Problem statement:
Check each line for the word "this" and give how many have it. Say nothing else.

--- Start Given entries ---

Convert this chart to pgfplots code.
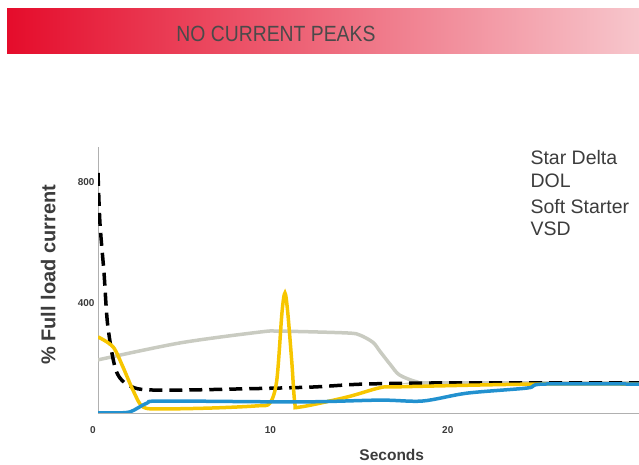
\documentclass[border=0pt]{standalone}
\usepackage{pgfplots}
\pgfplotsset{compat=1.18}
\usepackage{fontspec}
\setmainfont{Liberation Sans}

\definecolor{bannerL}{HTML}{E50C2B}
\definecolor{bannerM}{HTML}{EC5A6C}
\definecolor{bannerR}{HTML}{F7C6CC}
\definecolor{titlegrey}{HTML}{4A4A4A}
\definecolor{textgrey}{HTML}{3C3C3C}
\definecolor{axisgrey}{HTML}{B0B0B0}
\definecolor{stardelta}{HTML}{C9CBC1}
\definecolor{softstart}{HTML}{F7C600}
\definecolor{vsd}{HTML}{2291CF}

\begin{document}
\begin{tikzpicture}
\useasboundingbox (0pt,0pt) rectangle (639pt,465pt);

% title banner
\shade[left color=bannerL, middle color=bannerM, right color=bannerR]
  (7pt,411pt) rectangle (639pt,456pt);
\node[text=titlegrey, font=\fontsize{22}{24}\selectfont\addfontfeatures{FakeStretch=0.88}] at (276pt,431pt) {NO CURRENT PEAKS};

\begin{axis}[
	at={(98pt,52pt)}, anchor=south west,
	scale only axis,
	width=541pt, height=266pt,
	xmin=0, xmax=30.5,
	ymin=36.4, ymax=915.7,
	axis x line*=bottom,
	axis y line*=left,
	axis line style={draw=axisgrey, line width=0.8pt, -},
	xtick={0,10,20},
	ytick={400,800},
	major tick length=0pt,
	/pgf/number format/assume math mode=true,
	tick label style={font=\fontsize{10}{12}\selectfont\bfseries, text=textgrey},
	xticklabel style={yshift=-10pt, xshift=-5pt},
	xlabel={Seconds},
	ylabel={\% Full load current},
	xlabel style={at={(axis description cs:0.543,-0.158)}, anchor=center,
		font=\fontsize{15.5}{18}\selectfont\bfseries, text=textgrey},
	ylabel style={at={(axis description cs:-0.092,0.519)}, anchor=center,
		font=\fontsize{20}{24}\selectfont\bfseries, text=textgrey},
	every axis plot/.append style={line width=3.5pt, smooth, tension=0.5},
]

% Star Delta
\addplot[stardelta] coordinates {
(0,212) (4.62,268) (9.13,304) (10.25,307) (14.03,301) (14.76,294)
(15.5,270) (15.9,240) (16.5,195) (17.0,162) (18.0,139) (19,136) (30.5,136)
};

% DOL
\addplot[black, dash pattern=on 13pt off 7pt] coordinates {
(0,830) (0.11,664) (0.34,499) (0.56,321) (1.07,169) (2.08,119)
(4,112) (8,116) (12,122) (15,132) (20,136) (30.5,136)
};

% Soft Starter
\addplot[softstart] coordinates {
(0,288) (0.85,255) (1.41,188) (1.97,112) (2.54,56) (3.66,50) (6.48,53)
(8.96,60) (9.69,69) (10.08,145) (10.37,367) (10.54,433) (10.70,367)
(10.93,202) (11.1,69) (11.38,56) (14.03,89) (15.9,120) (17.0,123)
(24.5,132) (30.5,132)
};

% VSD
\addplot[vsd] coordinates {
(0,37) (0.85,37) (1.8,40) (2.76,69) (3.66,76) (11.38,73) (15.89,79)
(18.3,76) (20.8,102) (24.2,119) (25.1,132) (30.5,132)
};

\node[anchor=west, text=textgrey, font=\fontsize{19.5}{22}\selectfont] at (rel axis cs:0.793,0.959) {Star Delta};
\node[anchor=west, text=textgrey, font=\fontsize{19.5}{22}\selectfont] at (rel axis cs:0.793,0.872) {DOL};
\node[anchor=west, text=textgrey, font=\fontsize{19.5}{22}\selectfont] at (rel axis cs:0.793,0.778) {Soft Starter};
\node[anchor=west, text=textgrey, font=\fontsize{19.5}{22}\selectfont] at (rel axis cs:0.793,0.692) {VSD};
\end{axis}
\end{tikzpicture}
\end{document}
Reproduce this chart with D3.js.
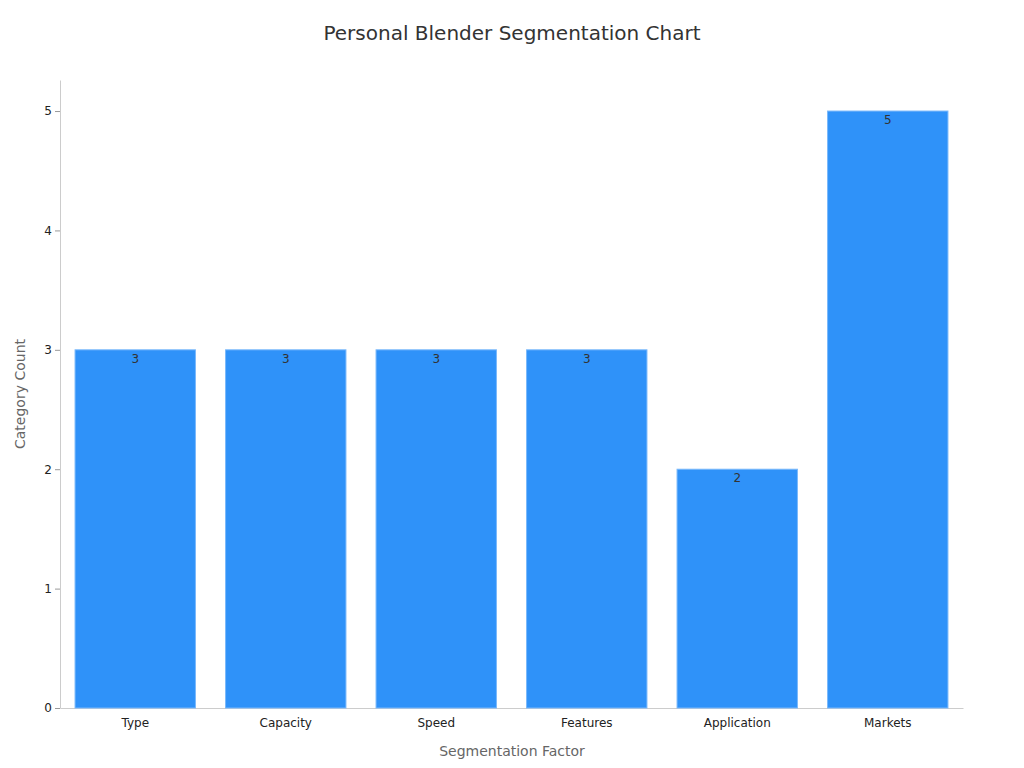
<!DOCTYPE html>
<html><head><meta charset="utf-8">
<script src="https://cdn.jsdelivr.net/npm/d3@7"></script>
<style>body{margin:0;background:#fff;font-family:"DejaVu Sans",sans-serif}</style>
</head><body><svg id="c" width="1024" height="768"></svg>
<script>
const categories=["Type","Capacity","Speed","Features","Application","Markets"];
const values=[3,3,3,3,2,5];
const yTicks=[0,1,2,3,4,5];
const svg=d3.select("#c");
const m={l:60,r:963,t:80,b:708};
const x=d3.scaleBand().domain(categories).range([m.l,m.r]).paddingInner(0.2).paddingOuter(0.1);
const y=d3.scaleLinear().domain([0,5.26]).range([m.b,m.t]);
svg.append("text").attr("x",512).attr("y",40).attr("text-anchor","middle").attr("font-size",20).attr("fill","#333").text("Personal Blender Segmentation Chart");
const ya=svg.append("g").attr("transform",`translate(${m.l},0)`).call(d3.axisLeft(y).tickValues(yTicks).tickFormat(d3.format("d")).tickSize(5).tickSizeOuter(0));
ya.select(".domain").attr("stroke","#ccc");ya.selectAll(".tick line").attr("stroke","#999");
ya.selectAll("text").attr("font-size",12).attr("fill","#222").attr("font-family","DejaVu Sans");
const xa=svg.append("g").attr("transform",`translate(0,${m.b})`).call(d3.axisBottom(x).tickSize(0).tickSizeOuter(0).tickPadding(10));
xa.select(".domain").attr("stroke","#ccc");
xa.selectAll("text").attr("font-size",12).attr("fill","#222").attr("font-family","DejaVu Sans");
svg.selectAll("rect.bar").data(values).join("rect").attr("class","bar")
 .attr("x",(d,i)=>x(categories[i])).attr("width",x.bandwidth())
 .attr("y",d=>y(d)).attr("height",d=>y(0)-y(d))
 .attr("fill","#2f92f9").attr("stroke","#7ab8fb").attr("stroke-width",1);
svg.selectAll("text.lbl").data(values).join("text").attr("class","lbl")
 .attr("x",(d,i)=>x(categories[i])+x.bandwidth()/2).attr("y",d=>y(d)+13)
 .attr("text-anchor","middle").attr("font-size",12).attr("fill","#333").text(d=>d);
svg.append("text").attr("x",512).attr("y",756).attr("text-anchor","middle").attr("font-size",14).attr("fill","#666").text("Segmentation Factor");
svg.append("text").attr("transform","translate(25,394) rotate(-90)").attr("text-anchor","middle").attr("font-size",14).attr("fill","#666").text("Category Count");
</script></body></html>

--- End Given entries ---

Task solution:
2